Robert Elswit Interview: ‘Roman J. Israel, Esq.’ cinematographer
During our recent webcam chat (watch the exclusive video above), “Roman J. Israel, Esq.” cinematographer Robert Elswit reveals that he wanted to convey “the idea that [Los Angeles] is under renewal, and that what’s old is slowly disappearing. That, I think, is the closest thing I could accept as being a metaphor for Roman Israel, for who he is and what he is in the movie.” Directed by Dan Gilroy, this Columbia Pictures release centers on a driven, idealistic defense attorney (Denzel Washington) stuck in a time warp. He suddenly finds himself in a tumultuous series of events that leads to a crisis and the necessity for extreme action.
Roman “is someone who lives in the past, somebody whose past is really irrelevant now, and is slowly being erased in every way.” To show that visually, Elswit and Gilroy decided to focus on the reconstruction of the city. “It’s all being torn down in a way that it never has before,” he explains. “There’s always been a little bit of a hopeful revival of downtown Los Angeles over the years, but it’s never succeeded in the way it succeeded in the last few years. Everything that’s old is being torn down, and Daniel wanted to show that, starting with next door to [Roman’s] apartment,” where “there’d be a high rise being built.” Additionally, “outside the windows and all the locations that we tried to pick for the movie, you’d see construction work going on.”
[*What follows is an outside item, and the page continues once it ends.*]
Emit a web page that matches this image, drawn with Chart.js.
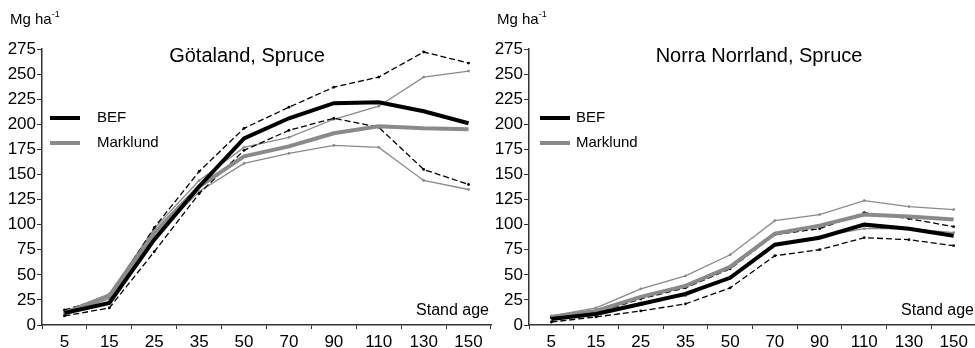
<!DOCTYPE html>
<html>
<head>
<meta charset="utf-8">
<script src="https://cdn.jsdelivr.net/npm/chart.js@4"></script>
<style>
  html, body { margin: 0; padding: 0; background: #fff; overflow: hidden; }
  #wrap { position: relative; width: 975px; height: 348px; }
  canvas { position: absolute; top: 0; }
  #leftChart { left: 0; }
  #rightChart { left: 490px; }
</style>
</head>
<body>
<div id="wrap">
  <canvas id="leftChart" width="495" height="348"></canvas>
  <canvas id="rightChart" width="490" height="348"></canvas>
</div>
<script>
// stand age classes (x axis)
const standAges = ['5', '15', '25', '35', '50', '70', '90', '110', '130', '150'];

// Götaland, Spruce (Mg ha-1)
const gotBef = [12, 22, 85, 138, 186, 206, 221, 222, 213, 201];
const gotMarklund = [12, 29, 92, 138, 168, 178, 191, 198, 196, 195];
const gotBefHigh = [15, 28, 97, 153, 196, 217, 237, 247, 272, 261];
const gotBefLow = [9, 17, 73, 131, 174, 194, 206, 197, 155, 140];
const gotMarklundHigh = [13, 31, 96, 144, 177, 187, 205, 218, 247, 253];
const gotMarklundLow = [11, 26, 88, 133, 161, 171, 179, 177, 144, 135];

// Norra Norrland, Spruce (Mg ha-1)
const nnBef = [6, 11, 21, 31, 47, 80, 87, 100, 96, 89];
const nnMarklund = [8, 14, 28, 39, 58, 91, 99, 110, 108, 105];
const nnBefHigh = [7, 12, 26, 37, 56, 90, 96, 112, 106, 98];
const nnBefLow = [3, 8, 14, 21, 37, 69, 75, 87, 85, 79];
const nnMarklundHigh = [9, 17, 36, 49, 70, 104, 110, 124, 118, 115];
const nnMarklundLow = [7, 12, 22, 29, 48, 80, 88, 96, 96, 92];

const yTicks = { min: 0, max: 275, step: 25 };

const AXIS = '#333';
const GREY = '#8a8a8a';
const FONT = '"Liberation Sans", Arial, sans-serif';

// draws the unit, title, legend and "Stand age" text
const textPlugin = {
  id: 'panelText',
  afterDraw(chart, args, opts) {
    const ctx = chart.ctx;
    ctx.save();
    ctx.fillStyle = '#000';
    ctx.textBaseline = 'middle';

    // unit label
    ctx.font = '15px ' + FONT;
    ctx.textAlign = 'left';
    ctx.fillText('Mg ha', opts.unitX, 20);
    const w = ctx.measureText('Mg ha').width;
    ctx.font = '9px ' + FONT;
    ctx.fillText('-1', opts.unitX + w, 15);

    // title
    ctx.font = '20px ' + FONT;
    ctx.textAlign = 'center';
    ctx.fillText(opts.title, opts.titleX, 56);

    // legend
    const items = [['BEF', '#000', 118], ['Marklund', GREY, 143]];
    items.forEach(([label, color, y]) => {
      ctx.strokeStyle = color;
      ctx.lineWidth = 4;
      ctx.beginPath();
      ctx.moveTo(50, y);
      ctx.lineTo(80, y);
      ctx.stroke();
      ctx.font = '15px ' + FONT;
      ctx.textAlign = 'left';
      ctx.fillText(label, opts.legendTextX, y);
    });

    // axis caption
    ctx.font = '16px ' + FONT;
    ctx.textAlign = 'right';
    ctx.fillText('Stand age', opts.ageX, 311);
    ctx.restore();
  }
};

function buildDatasets(bef, marklund, befHigh, befLow, mHigh, mLow) {
  // first dataset is drawn on top
  return [
    { label: 'BEF', data: bef, borderColor: '#000', borderWidth: 4, pointRadius: 0 },
    { label: 'Marklund', data: marklund, borderColor: GREY, borderWidth: 4, pointRadius: 0 },
    { label: 'BEF high', data: befHigh, borderColor: '#000', borderWidth: 1.3, borderDash: [6, 3],
      pointRadius: 1.4, pointBackgroundColor: '#000', pointBorderWidth: 0 },
    { label: 'BEF low', data: befLow, borderColor: '#000', borderWidth: 1.3, borderDash: [6, 3],
      pointRadius: 1.4, pointBackgroundColor: '#000', pointBorderWidth: 0 },
    { label: 'Marklund high', data: mHigh, borderColor: GREY, borderWidth: 1.3,
      pointRadius: 1.4, pointBackgroundColor: GREY, pointBorderWidth: 0 },
    { label: 'Marklund low', data: mLow, borderColor: GREY, borderWidth: 1.3,
      pointRadius: 1.4, pointBackgroundColor: GREY, pointBorderWidth: 0 }
  ];
}

function makeChart(id, datasets, axisWidth, padRight, text) {
  const ctx = document.getElementById(id).getContext('2d');
  return new Chart(ctx, {
    type: 'line',
    data: { labels: standAges, datasets: datasets },
    plugins: [textPlugin],
    options: {
      responsive: false,
      animation: false,
      devicePixelRatio: 1,
      layout: { padding: { top: 49, right: padRight, bottom: 0, left: 0 } },
      elements: { line: { tension: 0, fill: false } },
      plugins: {
        legend: { display: false },
        tooltip: { enabled: false },
        panelText: text
      },
      scales: {
        x: {
          type: 'category',
          offset: true,
          grid: { offset: true, drawOnChartArea: false, drawTicks: true, tickLength: 4, color: AXIS, lineWidth: 1 },
          border: { display: true, color: AXIS, width: 1.5 },
          ticks: { color: '#000', font: { family: FONT, size: 17 }, padding: 3, maxRotation: 0, autoSkip: false },
          afterFit(scale) { scale.height = 23; }
        },
        y: {
          min: yTicks.min,
          max: yTicks.max,
          grid: { drawOnChartArea: false, drawTicks: true, tickLength: 5, color: AXIS, lineWidth: 1 },
          border: { display: true, color: AXIS, width: 1.5 },
          ticks: { stepSize: yTicks.step, color: '#000', font: { family: FONT, size: 17 }, padding: 1 },
          afterFit(scale) { scale.width = axisWidth; }
        }
      }
    }
  });
}

makeChart('leftChart',
  buildDatasets(gotBef, gotMarklund, gotBefHigh, gotBefLow, gotMarklundHigh, gotMarklundLow),
  42, 3,
  { title: 'Götaland, Spruce', titleX: 247, unitX: 10, legendTextX: 97, ageX: 489 });

makeChart('rightChart',
  buildDatasets(nnBef, nnMarklund, nnBefHigh, nnBefLow, nnMarklundHigh, nnMarklundLow),
  39, 2,
  { title: 'Norra Norrland, Spruce', titleX: 269, unitX: 7, legendTextX: 86, ageX: 484 });
</script>
</body>
</html>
Elswit won an Oscar for Paul Thomas Anderson‘s “There Will Be Blood” (2007) and competed for George Clooney‘s “Good Night, and Good Luck” (2005). He previously worked with Gilroy on “Nightcrawler” (2014) and with his brother Tony on “Michael Clayton” (2007), “Duplicity” (2009), and “The Bourne Legacy” (2012). This year also saw him reunite with Clooney on “Suburbicon.” He is best known for his work with Anderson, including “Boogie Nights” (1997), “Magnolia” (1999), “Punch-Drunk Love” (2002), and “Inherent Vice” (2014).